Encodings and character sets

Thursday 22nd of November 2012 10:23:15 AM

  Toggle Advanced Options

Concepts and definitions

Unicode first and foremost defines a table of code points for characters. That's a fancy way of saying "65 stands for A and 66 stands for B and so forth". How these code points are actually encoded into bits is a different topic.

UTF-32 is such an encoding that encodes all Unicode code points using 32 bits. That is, four bytes per character. It's very simple, but often wastes a lot of space. UTF-16 and UTF-8 are variable-length encodings. If a character can be represented using a single byte (because its code point is a very small number), UTF-8 will encode it with a single byte. If it requires two bytes, it will use two bytes and so on. It has elaborate ways to use the highest bits in a byte to signal how many bytes a character consists of. This can save space, but may also waste space if these signal bits need to be used often. UTF-16 is in the middle, using at least two bytes, growing to up to four bytes as necessary.

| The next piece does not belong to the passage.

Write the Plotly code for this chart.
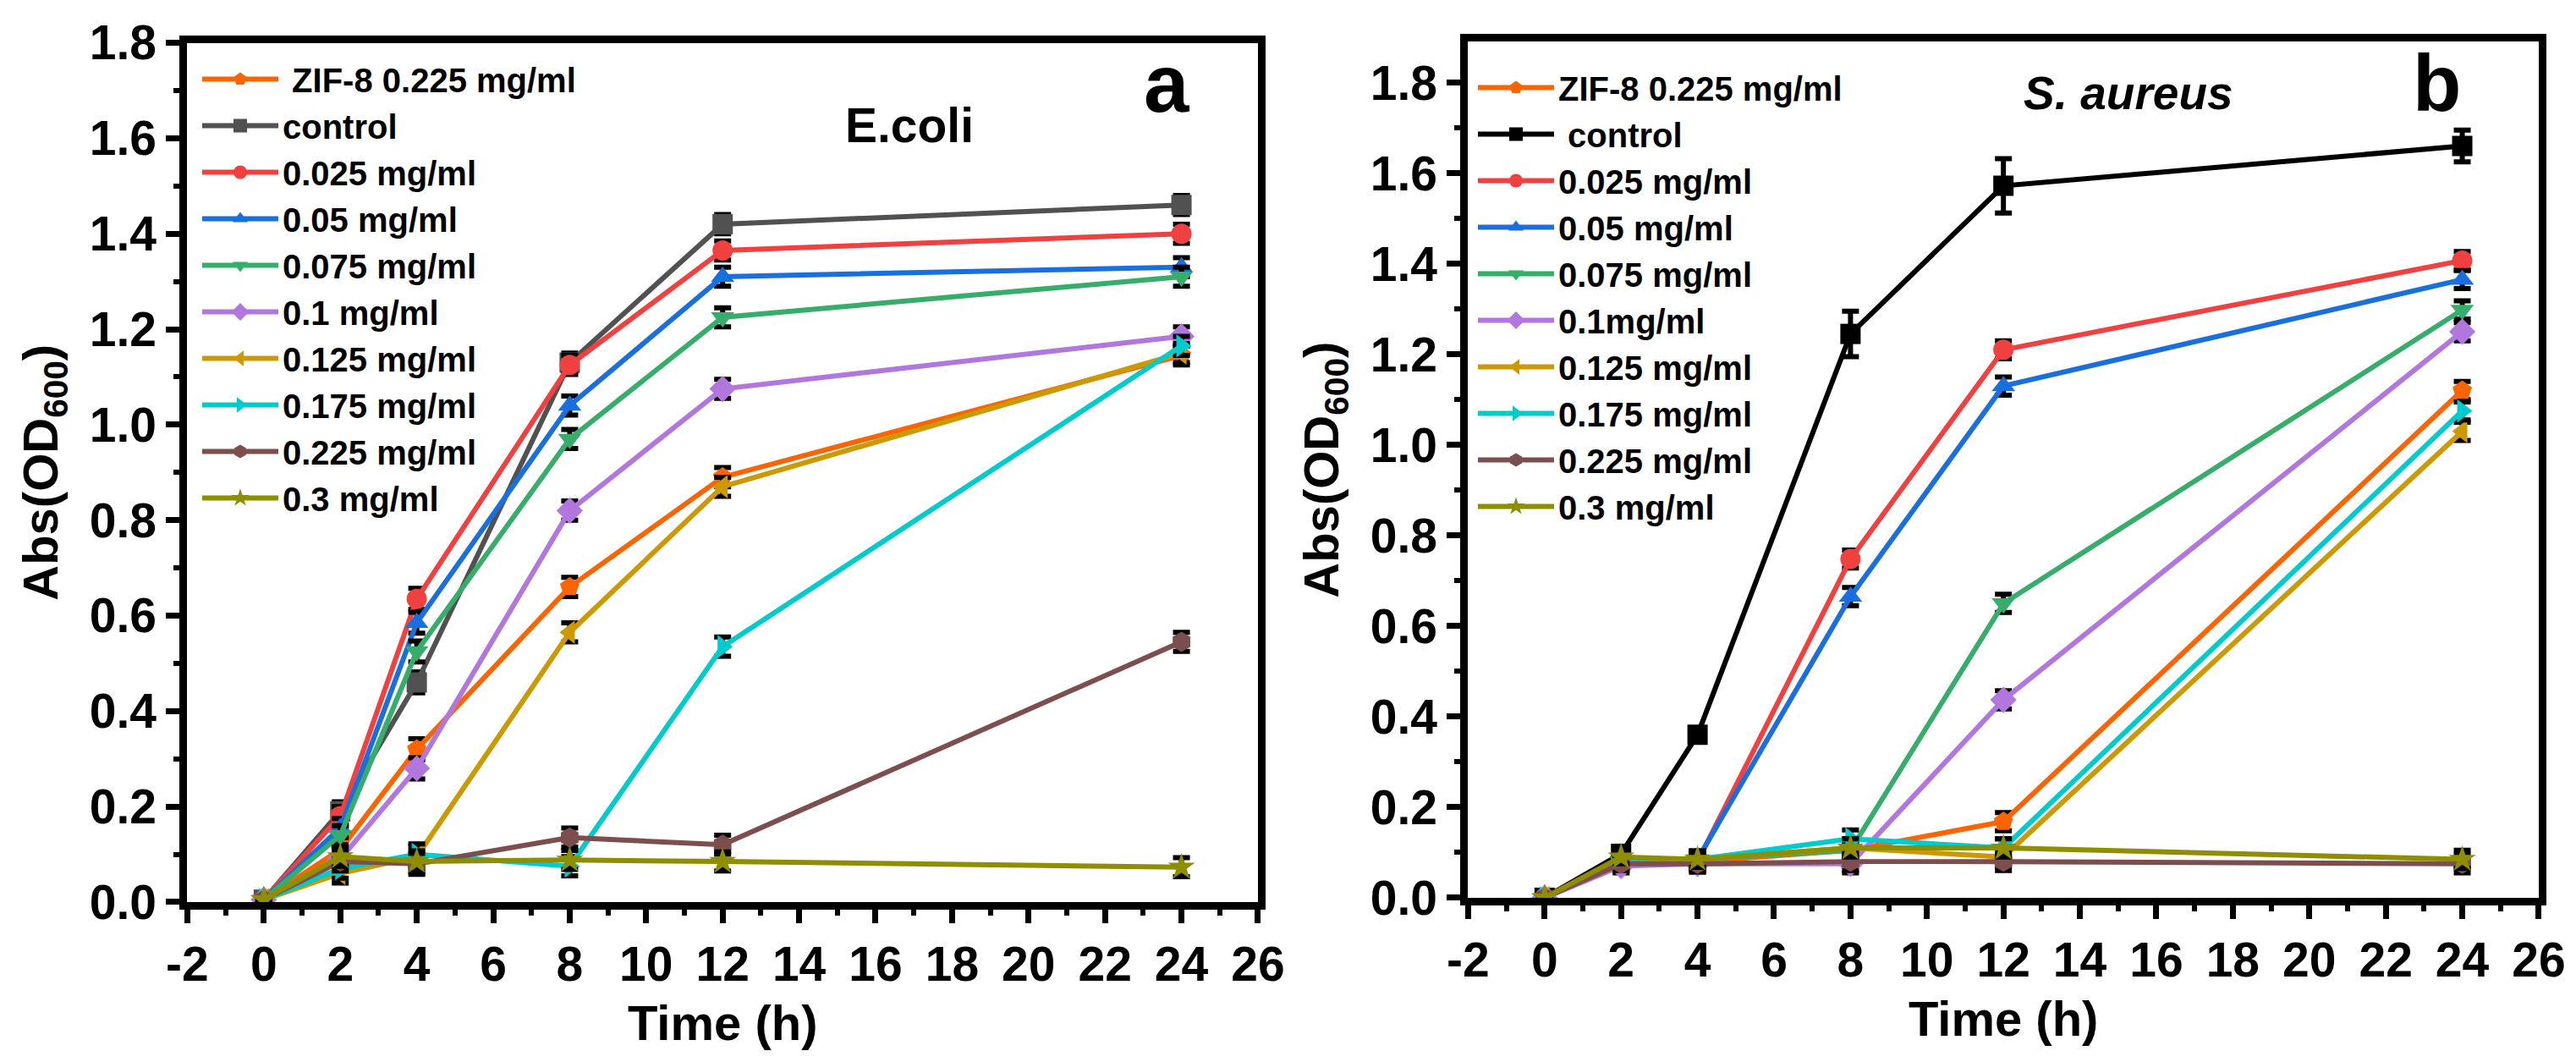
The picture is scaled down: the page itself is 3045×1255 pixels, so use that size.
import plotly.graph_objects as go

# sampling times (h)
hours = [0, 2, 4, 8, 12, 24]
time_ticks = [-2, 0, 2, 4, 6, 8, 10, 12, 14, 16, 18, 20, 22, 24, 26]
time_ticktext = ["-2", "0", "2", "4", "6", "8", "10", "12", "14", "16", "18", "20", "22", "24", "26"]

# legend labels (the leading spaces are in the original legends)
labels_a = ["\u00a0ZIF-8 0.225 mg/ml", "control", "0.025 mg/ml", "0.05 mg/ml", "0.075 mg/ml",
            "0.1 mg/ml", "0.125 mg/ml", "0.175 mg/ml", "0.225 mg/ml", "0.3 mg/ml"]
labels_b = ["ZIF-8 0.225 mg/ml", "\u00a0control", "0.025 mg/ml", "0.05 mg/ml", "0.075 mg/ml",
            "0.1mg/ml", "0.125 mg/ml", "0.175 mg/ml", "0.225 mg/ml", "0.3 mg/ml"]

# Abs(OD600), E. coli
ecoli_zif = [0.005, 0.11, 0.32, 0.66, 0.89, 1.145]
ecoli_control = [0.005, 0.19, 0.46, 1.13, 1.42, 1.46]
ecoli_025 = [0.005, 0.18, 0.635, 1.125, 1.365, 1.40]
ecoli_05 = [0.005, 0.155, 0.585, 1.04, 1.31, 1.33]
ecoli_075 = [0.005, 0.14, 0.525, 0.97, 1.225, 1.31]
ecoli_1 = [0.005, 0.09, 0.28, 0.82, 1.075, 1.185]
ecoli_125 = [0.005, 0.06, 0.095, 0.565, 0.87, 1.15]
ecoli_175 = [0.005, 0.07, 0.10, 0.075, 0.535, 1.165]
ecoli_225 = [0.005, 0.085, 0.08, 0.135, 0.12, 0.545]
ecoli_3 = [0.005, 0.095, 0.085, 0.088, 0.085, 0.073]

# Abs(OD600), S. aureus
saureus_zif = [0.0, 0.075, 0.08, 0.105, 0.168, 1.12]
saureus_control = [0.0, 0.097, 0.36, 1.245, 1.572, 1.66]
saureus_025 = [0.0, 0.08, 0.08, 0.748, 1.21, 1.407]
saureus_05 = [0.0, 0.08, 0.085, 0.665, 1.13, 1.365]
saureus_075 = [0.0, 0.08, 0.085, 0.105, 0.65, 1.298]
saureus_1 = [0.0, 0.07, 0.075, 0.075, 0.437, 1.25]
saureus_125 = [0.0, 0.085, 0.085, 0.11, 0.09, 1.03]
saureus_175 = [0.0, 0.08, 0.085, 0.13, 0.11, 1.075]
saureus_225 = [0.0, 0.075, 0.075, 0.08, 0.08, 0.075]
saureus_3 = [0.0, 0.09, 0.085, 0.11, 0.11, 0.085]

# error bars (standard deviation)
ecoli_err = [0.004, 0.02, 0.022, 0.02, 0.02, 0.02]
saureus_err = [0.004, 0.015, 0.018, 0.02, 0.02, 0.02]
saureus_control_err = [0.004, 0.012, 0.015, 0.05, 0.06, 0.035]

ecoli = [ecoli_zif, ecoli_control, ecoli_025, ecoli_05, ecoli_075,
         ecoli_1, ecoli_125, ecoli_175, ecoli_225, ecoli_3]
saureus = [saureus_zif, saureus_control, saureus_025, saureus_05, saureus_075,
           saureus_1, saureus_125, saureus_175, saureus_225, saureus_3]

colors_a = ["#FB6501", "#515151", "#F14040", "#1A6FDF", "#37AD6B",
            "#B177DE", "#CC9900", "#00CBCC", "#7D4E4E", "#8E8E00"]
colors_b = ["#FB6501", "#000000"] + colors_a[2:]
symbols = ["pentagon", "square", "circle", "triangle-up", "triangle-down",
           "diamond", "triangle-left", "triangle-right", "hexagon", "star"]

FONT = "Liberation Sans, Arial, sans-serif"

fig = go.Figure()

for i, ys in enumerate(ecoli):
    fig.add_trace(go.Scatter(
        x=hours, y=ys, name=labels_a[i], mode="lines+markers",
        line=dict(color=colors_a[i], width=6),
        marker=dict(symbol=symbols[i], size=24, color=colors_a[i], line=dict(width=0)),
        error_y=dict(type="data", array=ecoli_err, color="black", thickness=6, width=10),
        xaxis="x", yaxis="y", legend="legend",
    ))

for i, ys in enumerate(saureus):
    err = saureus_control_err if i == 1 else saureus_err
    fig.add_trace(go.Scatter(
        x=hours, y=ys, name=labels_b[i], mode="lines+markers",
        line=dict(color=colors_b[i], width=6),
        marker=dict(symbol=symbols[i], size=24, color=colors_b[i], line=dict(width=0)),
        error_y=dict(type="data", array=err, color="black", thickness=6, width=10),
        xaxis="x2", yaxis="y2", legend="legend2",
    ))

tickfont = dict(family=FONT, size=57, color="black", weight="bold")
titlefont = dict(family=FONT, size=58, color="black", weight="bold")
common = dict(
    showline=True, linewidth=9, linecolor="black", mirror=True,
    ticks="outside", ticklen=16, tickwidth=7, tickcolor="black",
    showgrid=False, zeroline=False, tickfont=tickfont, automargin=False,
)
xcommon = dict(common, range=[-2, 26], tickmode="array", tickvals=time_ticks, ticktext=time_ticktext,
               minor=dict(ticks="outside", ticklen=7, tickwidth=6, tickcolor="black", dtick=1, tick0=-1,
                          showgrid=False),
               title=dict(text="Time (h)", font=titlefont, standoff=22))
ycommon = dict(common, tick0=0, dtick=0.2, tickformat=".1f",
               minor=dict(ticks="outside", ticklen=7, tickwidth=6, tickcolor="black", dtick=0.1, showgrid=False),
               title=dict(text="Abs(OD<sub>600</sub>)", font=titlefont, standoff=22))

legend_common = dict(xanchor="left", yanchor="top", bgcolor="rgba(0,0,0,0)",
                     font=dict(family=FONT, size=40, color="black", weight="bold"),
                     itemwidth=90, tracegroupgap=0)

fig.update_layout(
    width=3045, height=1255,
    margin=dict(l=0, r=0, t=0, b=0, autoexpand=False),
    paper_bgcolor="white", plot_bgcolor="white",
    showlegend=True,
    xaxis=dict(xcommon, domain=[0.0701, 0.4857], anchor="y"),
    yaxis=dict(ycommon, domain=[0.157, 0.9661], range=[0, 1.8], anchor="x"),
    xaxis2=dict(xcommon, domain=[0.5673, 0.9829], anchor="y2"),
    yaxis2=dict(ycommon, domain=[0.161, 0.967], range=[0, 1.89], anchor="x2"),
    legend=dict(legend_common, x=226 / 3045, y=1 - 53 / 1255),
    legend2=dict(legend_common, x=1734 / 3045, y=1 - 63 / 1255),
    annotations=[
        dict(text="E.coli", x=1067 / 3045, y=1 - 140 / 1255, xref="paper", yref="paper",
             showarrow=False, xanchor="center", yanchor="middle",
             font=dict(family=FONT, size=57, color="black", weight="bold")),
        dict(text="a", x=1371 / 3045, y=1 - 90 / 1255, xref="paper", yref="paper",
             showarrow=False, xanchor="center", yanchor="middle",
             font=dict(family=FONT, size=96, color="black", weight="bold")),
        dict(text="S. aureus", x=2508 / 3045, y=1 - 102 / 1255, xref="paper", yref="paper",
             showarrow=False, xanchor="center", yanchor="middle",
             font=dict(family=FONT, size=55, color="black", weight="bold", style="italic")),
        dict(text="b", x=2872 / 3045, y=1 - 91 / 1255, xref="paper", yref="paper",
             showarrow=False, xanchor="center", yanchor="middle",
             font=dict(family=FONT, size=94, color="black", weight="bold")),
    ],
)

fig.write_html("out.html")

So, Unicode is a large table mapping characters to numbers and the different UTF encodings specify how these numbers are encoded as bits. Overall, Unicode is yet another encoding scheme.

Code points

Characters are referred to by their "Unicode code point". Unicode code points are written in hexadecimal (to keep the numbers shorter), preceded by a "U+" (that's just what they do, it has no other meaning than "this is a Unicode code point").

Example encodings of the letter "A: LATIN CAPITAL LETTER A"

Character Code point Encoding Bits
A U+0041 UTF-8 01000001
A U+0041 UTF-16 00000000 01000001
A U+0041 UTF-32 00000000 00000000 00000000 01000001